** begin MATERIAL **
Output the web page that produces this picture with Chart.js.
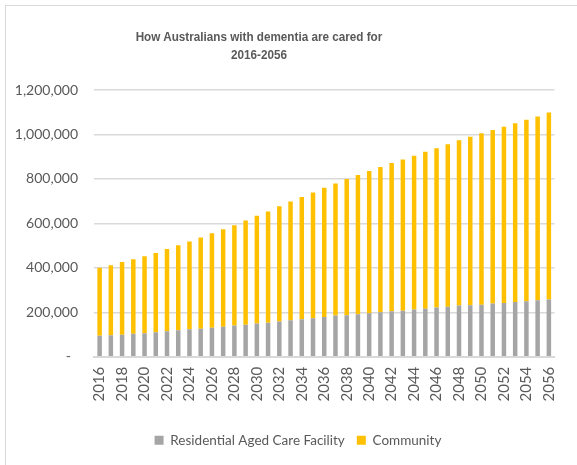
<!DOCTYPE html>
<html>
<head>
<meta charset="utf-8">
<title>How Australians with dementia are cared for</title>
<script src="https://cdn.jsdelivr.net/npm/chart.js@4"></script>
<style>
    html, body { margin: 0; padding: 0; background: #ffffff; }
    #frame { position: relative; width: 577px; height: 465px; overflow: hidden; }
    #border {
        position: absolute; left: 5px; top: 5px; width: 600px; height: 500px;
        border: 1px solid #d9d9d9; box-sizing: border-box;
    }
    #title {
        position: absolute; left: 0; top: 28px; width: 518px; text-align: center;
        font: bold 13px "Liberation Sans", Arial, sans-serif; color: #595959; line-height: 18px;
        transform: scaleX(0.9); transform-origin: 259px 0;
    }
    canvas { position: absolute; left: 0; top: 0; }
</style>
</head>
<body>
<div id="frame">
    <div id="border"></div>
    <canvas id="careChart" width="577" height="465"></canvas>
    <div id="title">How Australians with dementia are cared for<br>2016-2056</div>
</div>
<script>
var years = [
    '2016', '2017', '2018', '2019', '2020', '2021', '2022', '2023', '2024', '2025',
    '2026', '2027', '2028', '2029', '2030', '2031', '2032', '2033', '2034', '2035',
    '2036', '2037', '2038', '2039', '2040', '2041', '2042', '2043', '2044', '2045',
    '2046', '2047', '2048', '2049', '2050', '2051', '2052', '2053', '2054', '2055', '2056'
];

// people in residential aged care
var residential = [
    94000, 97000, 99000, 103000, 105000, 110000, 114000, 119000, 123000, 126000,
    130000, 135000, 140000, 144000, 149000, 153000, 158000, 164000, 168000, 173000,
    179000, 185000, 186000, 191000, 195000, 200000, 204000, 207000, 212000, 216000,
    221000, 225000, 230000, 231000, 234000, 239000, 242000, 246000, 249000, 254000, 257000
];

// people living in the community
var community = [
    306000, 315000, 327000, 335000, 347000, 357000, 371000, 382000, 395000, 410000,
    425000, 438000, 452000, 469000, 485000, 500000, 519000, 534000, 551000, 566000,
    581000, 594000, 613000, 626000, 640000, 653000, 667000, 680000, 692000, 706000,
    717000, 731000, 744000, 759000, 771000, 781000, 793000, 804000, 817000, 827000, 842000
];

var yTicks = { min: 0, max: 1200000, step: 200000 };

(function (window) {
    'use strict';

    var textColor = '#595959';
    var gridColor = '#d9d9d9';
    var numberFormatter = new Intl.NumberFormat('en-US');

    // nudge the legend a little right, like the original
    var legendShift = {
        id: 'legendShift',
        afterLayout: function (chart) {
            if (chart.legend) {
                chart.legend.left += 8;
                chart.legend.right += 8;
            }
        }
    };

    function createCareChart(canvas) {
        return new Chart(canvas, {
            type: 'bar',
            data: {
                labels: years,
                datasets: [{
                    label: 'Residential Aged Care Facility',
                    data: residential,
                    backgroundColor: '#a5a5a5',
                    barPercentage: 0.4,
                    categoryPercentage: 1
                }, {
                    label: 'Community',
                    data: community,
                    backgroundColor: '#ffc000',
                    barPercentage: 0.4,
                    categoryPercentage: 1
                }]
            },
            plugins: [legendShift],
            options: {
                responsive: false,
                animation: false,
                layout: {
                    padding: { top: 90, left: 14, right: 11, bottom: 8 }
                },
                plugins: {
                    title: { display: false },
                    tooltip: { enabled: false },
                    legend: {
                        position: 'bottom',
                        labels: {
                            color: textColor,
                            boxWidth: 9,
                            boxHeight: 9,
                            padding: 12,
                            font: { family: 'Lato', size: 13.5 }
                        }
                    }
                },
                scales: {
                    x: {
                        stacked: true,
                        afterFit: function (scale) { scale.height += 10; },
                        grid: { display: false, drawTicks: false },
                        border: { display: true, color: gridColor, width: 2 },
                        ticks: {
                            autoSkip: false,
                            minRotation: 90,
                            maxRotation: 90,
                            padding: 10,
                            color: textColor,
                            font: { family: 'Lato', size: 15 },
                            callback: function (value, index) {
                                return index % 2 === 0 ? this.getLabelForValue(value) : '';
                            }
                        }
                    },
                    y: {
                        stacked: true,
                        min: yTicks.min,
                        max: yTicks.max,
                        afterFit: function (scale) { scale.width = 80; },
                        grid: { color: gridColor, lineWidth: 1.5, drawTicks: false },
                        border: { display: false },
                        ticks: {
                            stepSize: yTicks.step,
                            padding: 16,
                            color: textColor,
                            font: { family: 'Lato', size: 14 },
                            callback: function (value) {
                                return value === 0 ? '-  ' : numberFormatter.format(value);
                            }
                        }
                    }
                }
            }
        });
    }

    createCareChart(document.getElementById('careChart'));
})(window);
</script>
</body>
</html>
** end MATERIAL **
STATED EXERCISE: Skipping the pictures, transcribe each line above exactly as it appears.

WRITTEN RESPONSE:
Output the web page that produces this picture with Chart.js.
<!DOCTYPE html>
<html>
<head>
<meta charset="utf-8">
<title>How Australians with dementia are cared for</title>
<script src="https://cdn.jsdelivr.net/npm/chart.js@4"></script>
<style>
    html, body { margin: 0; padding: 0; background: #ffffff; }
    #frame { position: relative; width: 577px; height: 465px; overflow: hidden; }
    #border {
        position: absolute; left: 5px; top: 5px; width: 600px; height: 500px;
        border: 1px solid #d9d9d9; box-sizing: border-box;
    }
    #title {
        position: absolute; left: 0; top: 28px; width: 518px; text-align: center;
        font: bold 13px "Liberation Sans", Arial, sans-serif; color: #595959; line-height: 18px;
        transform: scaleX(0.9); transform-origin: 259px 0;
    }
    canvas { position: absolute; left: 0; top: 0; }
</style>
</head>
<body>
<div id="frame">
    <div id="border"></div>
    <canvas id="careChart" width="577" height="465"></canvas>
    <div id="title">How Australians with dementia are cared for<br>2016-2056</div>
</div>
<script>
var years = [
    '2016', '2017', '2018', '2019', '2020', '2021', '2022', '2023', '2024', '2025',
    '2026', '2027', '2028', '2029', '2030', '2031', '2032', '2033', '2034', '2035',
    '2036', '2037', '2038', '2039', '2040', '2041', '2042', '2043', '2044', '2045',
    '2046', '2047', '2048', '2049', '2050', '2051', '2052', '2053', '2054', '2055', '2056'
];

// people in residential aged care
var residential = [
    94000, 97000, 99000, 103000, 105000, 110000, 114000, 119000, 123000, 126000,
    130000, 135000, 140000, 144000, 149000, 153000, 158000, 164000, 168000, 173000,
    179000, 185000, 186000, 191000, 195000, 200000, 204000, 207000, 212000, 216000,
    221000, 225000, 230000, 231000, 234000, 239000, 242000, 246000, 249000, 254000, 257000
];

// people living in the community
var community = [
    306000, 315000, 327000, 335000, 347000, 357000, 371000, 382000, 395000, 410000,
    425000, 438000, 452000, 469000, 485000, 500000, 519000, 534000, 551000, 566000,
    581000, 594000, 613000, 626000, 640000, 653000, 667000, 680000, 692000, 706000,
    717000, 731000, 744000, 759000, 771000, 781000, 793000, 804000, 817000, 827000, 842000
];

var yTicks = { min: 0, max: 1200000, step: 200000 };

(function (window) {
    'use strict';

    var textColor = '#595959';
    var gridColor = '#d9d9d9';
    var numberFormatter = new Intl.NumberFormat('en-US');

    // nudge the legend a little right, like the original
    var legendShift = {
        id: 'legendShift',
        afterLayout: function (chart) {
            if (chart.legend) {
                chart.legend.left += 8;
                chart.legend.right += 8;
            }
        }
    };

    function createCareChart(canvas) {
        return new Chart(canvas, {
            type: 'bar',
            data: {
                labels: years,
                datasets: [{
                    label: 'Residential Aged Care Facility',
                    data: residential,
                    backgroundColor: '#a5a5a5',
                    barPercentage: 0.4,
                    categoryPercentage: 1
                }, {
                    label: 'Community',
                    data: community,
                    backgroundColor: '#ffc000',
                    barPercentage: 0.4,
                    categoryPercentage: 1
                }]
            },
            plugins: [legendShift],
            options: {
                responsive: false,
                animation: false,
                layout: {
                    padding: { top: 90, left: 14, right: 11, bottom: 8 }
                },
                plugins: {
                    title: { display: false },
                    tooltip: { enabled: false },
                    legend: {
                        position: 'bottom',
                        labels: {
                            color: textColor,
                            boxWidth: 9,
                            boxHeight: 9,
                            padding: 12,
                            font: { family: 'Lato', size: 13.5 }
                        }
                    }
                },
                scales: {
                    x: {
                        stacked: true,
                        afterFit: function (scale) { scale.height += 10; },
                        grid: { display: false, drawTicks: false },
                        border: { display: true, color: gridColor, width: 2 },
                        ticks: {
                            autoSkip: false,
                            minRotation: 90,
                            maxRotation: 90,
                            padding: 10,
                            color: textColor,
                            font: { family: 'Lato', size: 15 },
                            callback: function (value, index) {
                                return index % 2 === 0 ? this.getLabelForValue(value) : '';
                            }
                        }
                    },
                    y: {
                        stacked: true,
                        min: yTicks.min,
                        max: yTicks.max,
                        afterFit: function (scale) { scale.width = 80; },
                        grid: { color: gridColor, lineWidth: 1.5, drawTicks: false },
                        border: { display: false },
                        ticks: {
                            stepSize: yTicks.step,
                            padding: 16,
                            color: textColor,
                            font: { family: 'Lato', size: 14 },
                            callback: function (value) {
                                return value === 0 ? '-  ' : numberFormatter.format(value);
                            }
                        }
                    }
                }
            }
        });
    }

    createCareChart(document.getElementById('careChart'));
})(window);
</script>
</body>
</html>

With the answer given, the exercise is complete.